My niche has evaded me again and again. It is so frustrating; I am liable to smash it on the floor once I catch it.
My dreamy tendencies don’t help much. I get an idea and start to float away. Sometimes this sets me up for disappointment. One Idea I had, was this ad on craigslist, while I was job hunting. I was hoping maybe someone would give me a shot. Maybe they had done things like me on their own journey. I joked with my fiancé, that this would be my big break. I have tried my hand at different careers. I had worked on a degree that mutated frequently. Maybe this is how I validate myself? Maybe I was dreaming of a life, where I felt like more than a number. I did not anticipate the result of this idea.
I teased my fiancé that I would be an ice cream taster. Or, that I would have the privilege of cuddling puppies. I told him that he would stop laughing, when George Lucas called with an offer. Silly, huh? Don’t tell anyone…

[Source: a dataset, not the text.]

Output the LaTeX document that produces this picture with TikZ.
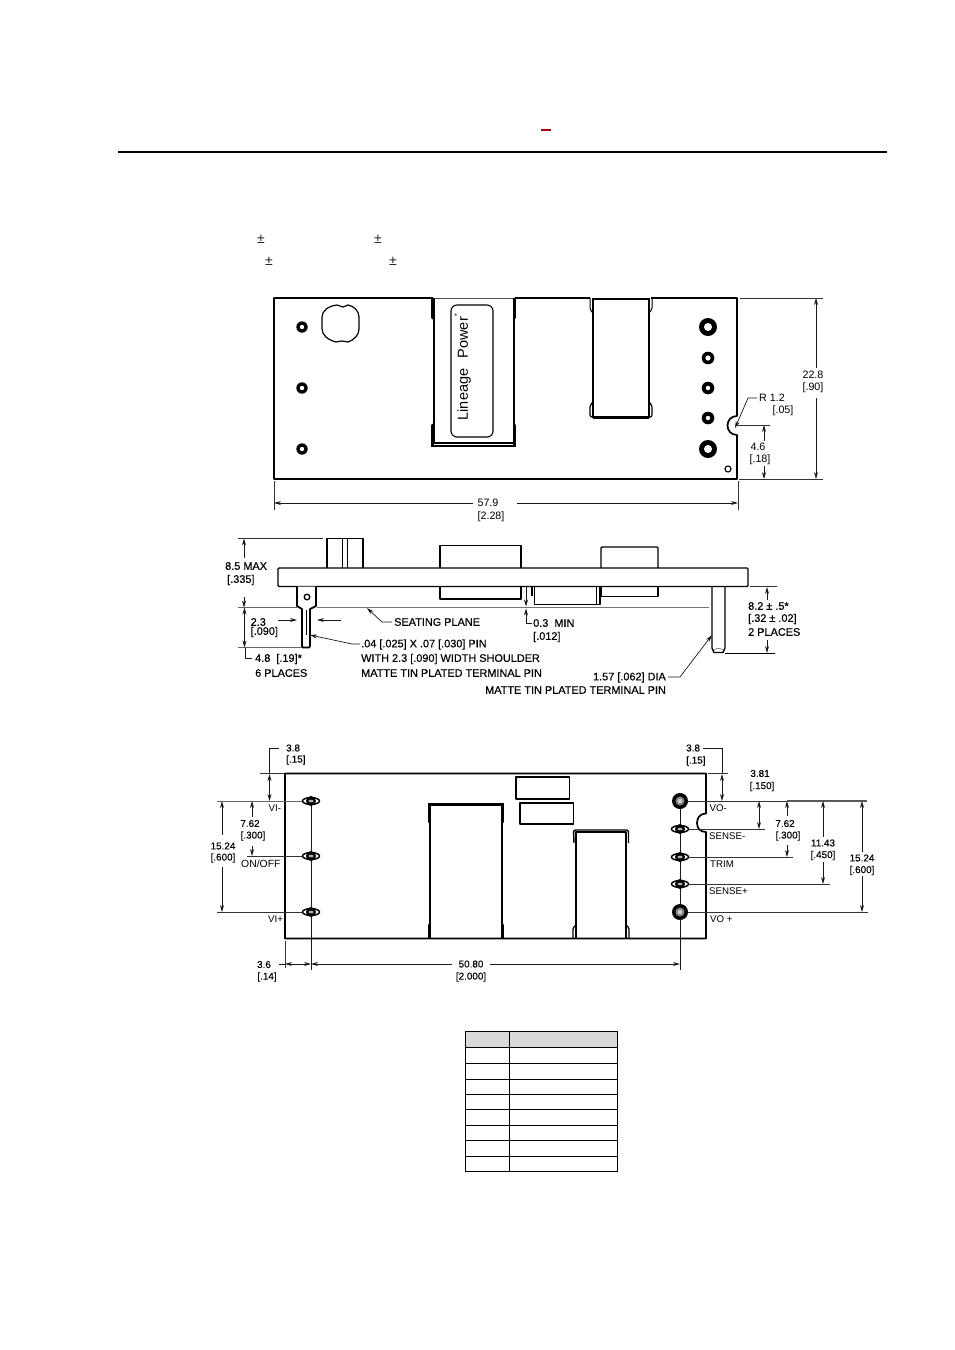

The responses that I got were not what I had expected. Guess I daydream a little too much. Someone lovely in my life passed the ad along to a friend. He was a business owner. It was purely word of mouth. He did not see it on his own search. This pass-along, did however earn me an interview. It was for a morgue transport position.
I went with it. This was a gracious offer and opportunity. I thought that this was something with purpose.
The interview was an actual drop off. To see if this was something that I could handle. It. Was. Not. It was something tragic. I got smacked in the face with the reality of death. Of Life. Of purpose. Of dumb things that people get stuck on. Dumb things that won’t matter in 300 years. Maybe I had been desensitized to a degree? Maybe I haven’t experienced it as much as others have? It was a little bit rawer than I had expected. It forced me to have an attitude adjustment. I had to realize all the things that I was grateful for. It forced me to stop feeling sorry for myself, just because everything wasn’t exactly the way that I thought it should be. There are things in my life, good and bad, that I do still have the opportunity to get up and face again. After I had looked into the eyes of the deceased, I cursed and did the moon-walk. They couldn’t get up. I wanted them to. It cut my heart. I pushed the air away from me. I was shaking and felt a little dizzy. I had to apologize to the wonderful man that gave me that opportunity. He assured me that the position wasn’t for everyone.
My fiancé got a kick out of the whole result of my dorky unicorn ad. It was a far cry from: puppy cuddling, hearts, rainbows and ice cream. He also gave me props for jumping in head first.